Marshall was from rural Louisiana. His father was a country preacher. He grew up working on farms. He moved to LA in his twenties. Starting in his late twenties, he was convicted of a series of crimes, most of them involving violence against women. With each offense, he would plead out, go to jail, be released, and start in again. I found no hint in the file about what, if anything, triggered the violence.
In a crowded field of vexing problems posed by the Marshall case, California’s administration of the death penalty troubled me the most. The overburdened lower courts seemed unable to do more than move Marshall along a conveyor belt of convictions, but once he was sentenced to death, the state poured more resources into his appeal than it spent on all the previous proceedings combined.
This approach has not worked for California. It leads all states with 750 people sitting on death row. The average direct appeal now takes 22 years to move from sentencing to a decision. Tacking on lengthy federal appeals, a California death sentence is tantamount to life without parole. The state hasn’t executed anyone since 2006 and 90 inmates are over 65 years old, some of their crimes dating back 40 years.
Meanwhile, California spends a fortune defending death sentences it will never carry out. The cost averages 140 million dollars per year, well over four billion since 1977, money the state could better spend on stemming the tide of violent crime. No matter what your opinion of capital punishment, the death penalty in California satisfies no one’s goals and should be abolished.

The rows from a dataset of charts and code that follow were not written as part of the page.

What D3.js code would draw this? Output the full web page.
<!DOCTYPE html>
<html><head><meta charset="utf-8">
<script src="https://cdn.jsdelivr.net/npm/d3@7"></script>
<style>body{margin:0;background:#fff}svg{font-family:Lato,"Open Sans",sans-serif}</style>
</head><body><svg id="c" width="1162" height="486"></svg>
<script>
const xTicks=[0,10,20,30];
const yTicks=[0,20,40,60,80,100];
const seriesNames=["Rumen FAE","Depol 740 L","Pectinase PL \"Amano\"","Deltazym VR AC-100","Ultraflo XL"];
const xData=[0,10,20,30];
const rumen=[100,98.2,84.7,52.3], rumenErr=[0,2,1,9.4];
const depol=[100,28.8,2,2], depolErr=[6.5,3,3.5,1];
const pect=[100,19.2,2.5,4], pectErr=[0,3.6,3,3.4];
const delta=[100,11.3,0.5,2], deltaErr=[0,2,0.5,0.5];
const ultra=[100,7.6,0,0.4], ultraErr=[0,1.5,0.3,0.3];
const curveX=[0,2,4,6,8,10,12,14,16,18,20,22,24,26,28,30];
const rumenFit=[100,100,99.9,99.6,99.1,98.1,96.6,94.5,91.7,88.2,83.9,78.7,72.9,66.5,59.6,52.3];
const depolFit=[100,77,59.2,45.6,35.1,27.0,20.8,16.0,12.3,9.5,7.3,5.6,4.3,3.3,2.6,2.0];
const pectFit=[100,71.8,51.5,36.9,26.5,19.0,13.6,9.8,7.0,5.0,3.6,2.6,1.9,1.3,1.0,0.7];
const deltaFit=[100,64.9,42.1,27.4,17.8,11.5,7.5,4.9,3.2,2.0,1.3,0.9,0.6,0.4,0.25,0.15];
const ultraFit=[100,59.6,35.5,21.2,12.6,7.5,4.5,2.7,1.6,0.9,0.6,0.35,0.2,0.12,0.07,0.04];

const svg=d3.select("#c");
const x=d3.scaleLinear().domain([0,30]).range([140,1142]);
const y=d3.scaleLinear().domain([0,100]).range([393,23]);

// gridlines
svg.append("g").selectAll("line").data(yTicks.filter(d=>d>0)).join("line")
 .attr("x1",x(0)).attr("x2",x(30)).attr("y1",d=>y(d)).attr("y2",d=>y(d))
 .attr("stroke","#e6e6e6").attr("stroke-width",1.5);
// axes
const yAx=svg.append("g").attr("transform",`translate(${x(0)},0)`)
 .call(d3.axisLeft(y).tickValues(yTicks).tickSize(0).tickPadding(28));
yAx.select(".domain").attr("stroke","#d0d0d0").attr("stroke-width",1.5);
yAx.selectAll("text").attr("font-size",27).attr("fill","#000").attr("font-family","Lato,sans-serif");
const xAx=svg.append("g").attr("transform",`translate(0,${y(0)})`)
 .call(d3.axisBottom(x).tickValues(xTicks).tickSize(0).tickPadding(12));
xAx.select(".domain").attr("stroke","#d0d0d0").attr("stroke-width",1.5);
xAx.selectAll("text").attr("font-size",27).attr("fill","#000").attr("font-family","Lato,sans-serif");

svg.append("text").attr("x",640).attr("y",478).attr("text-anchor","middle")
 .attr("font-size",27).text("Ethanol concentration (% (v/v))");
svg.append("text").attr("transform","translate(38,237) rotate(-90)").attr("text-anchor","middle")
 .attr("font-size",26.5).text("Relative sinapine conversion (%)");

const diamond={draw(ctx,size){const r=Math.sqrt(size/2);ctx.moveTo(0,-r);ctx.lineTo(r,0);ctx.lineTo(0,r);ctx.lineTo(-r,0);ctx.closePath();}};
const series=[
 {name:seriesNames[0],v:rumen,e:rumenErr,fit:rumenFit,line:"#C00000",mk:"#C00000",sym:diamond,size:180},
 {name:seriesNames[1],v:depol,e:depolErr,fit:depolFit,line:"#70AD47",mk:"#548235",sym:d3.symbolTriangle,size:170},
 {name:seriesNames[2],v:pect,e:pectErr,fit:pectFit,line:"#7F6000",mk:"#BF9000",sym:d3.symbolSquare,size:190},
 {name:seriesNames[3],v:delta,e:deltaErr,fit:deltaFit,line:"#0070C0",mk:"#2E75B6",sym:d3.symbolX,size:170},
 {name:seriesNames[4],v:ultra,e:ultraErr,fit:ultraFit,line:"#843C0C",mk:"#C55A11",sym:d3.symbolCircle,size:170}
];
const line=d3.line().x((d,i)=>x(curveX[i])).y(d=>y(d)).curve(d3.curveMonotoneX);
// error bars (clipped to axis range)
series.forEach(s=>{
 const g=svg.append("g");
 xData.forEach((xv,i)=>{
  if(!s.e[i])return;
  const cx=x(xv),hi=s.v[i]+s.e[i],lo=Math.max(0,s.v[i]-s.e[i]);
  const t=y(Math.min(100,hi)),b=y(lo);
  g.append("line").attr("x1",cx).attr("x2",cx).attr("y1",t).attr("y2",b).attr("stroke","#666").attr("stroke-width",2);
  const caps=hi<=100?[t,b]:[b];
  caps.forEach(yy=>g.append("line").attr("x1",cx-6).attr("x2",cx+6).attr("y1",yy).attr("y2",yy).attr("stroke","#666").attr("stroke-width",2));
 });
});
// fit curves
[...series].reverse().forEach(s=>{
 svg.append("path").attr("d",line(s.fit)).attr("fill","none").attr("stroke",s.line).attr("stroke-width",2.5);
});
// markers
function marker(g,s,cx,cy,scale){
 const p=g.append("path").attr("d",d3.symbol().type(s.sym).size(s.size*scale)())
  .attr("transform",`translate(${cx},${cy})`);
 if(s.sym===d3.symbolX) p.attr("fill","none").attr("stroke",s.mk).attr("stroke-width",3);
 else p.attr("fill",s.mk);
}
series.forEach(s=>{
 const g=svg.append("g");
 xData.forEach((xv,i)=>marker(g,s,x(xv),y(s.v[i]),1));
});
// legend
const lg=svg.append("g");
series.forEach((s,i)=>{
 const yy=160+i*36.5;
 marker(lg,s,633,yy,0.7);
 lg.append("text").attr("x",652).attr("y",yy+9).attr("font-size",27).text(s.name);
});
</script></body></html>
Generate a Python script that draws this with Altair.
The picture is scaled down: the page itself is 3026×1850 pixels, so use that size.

Post Script: I used a few of the basic facts of the Marshall case to spin a very different story in The Closing. In the novel, Kenneth Deatherage sits on death row in Virginia in the 60’s, a time and place when executions actually went forward and death row inmates were afraid for their lives. Deatherage claims local officials conspired to frame him. When Nate Abbitt, Deatherage’s lawyer on appeal, uncovers hints of corruption in the county justice system, the powers that be come after him and he finds himself fighting for his own life, as well as his client’s.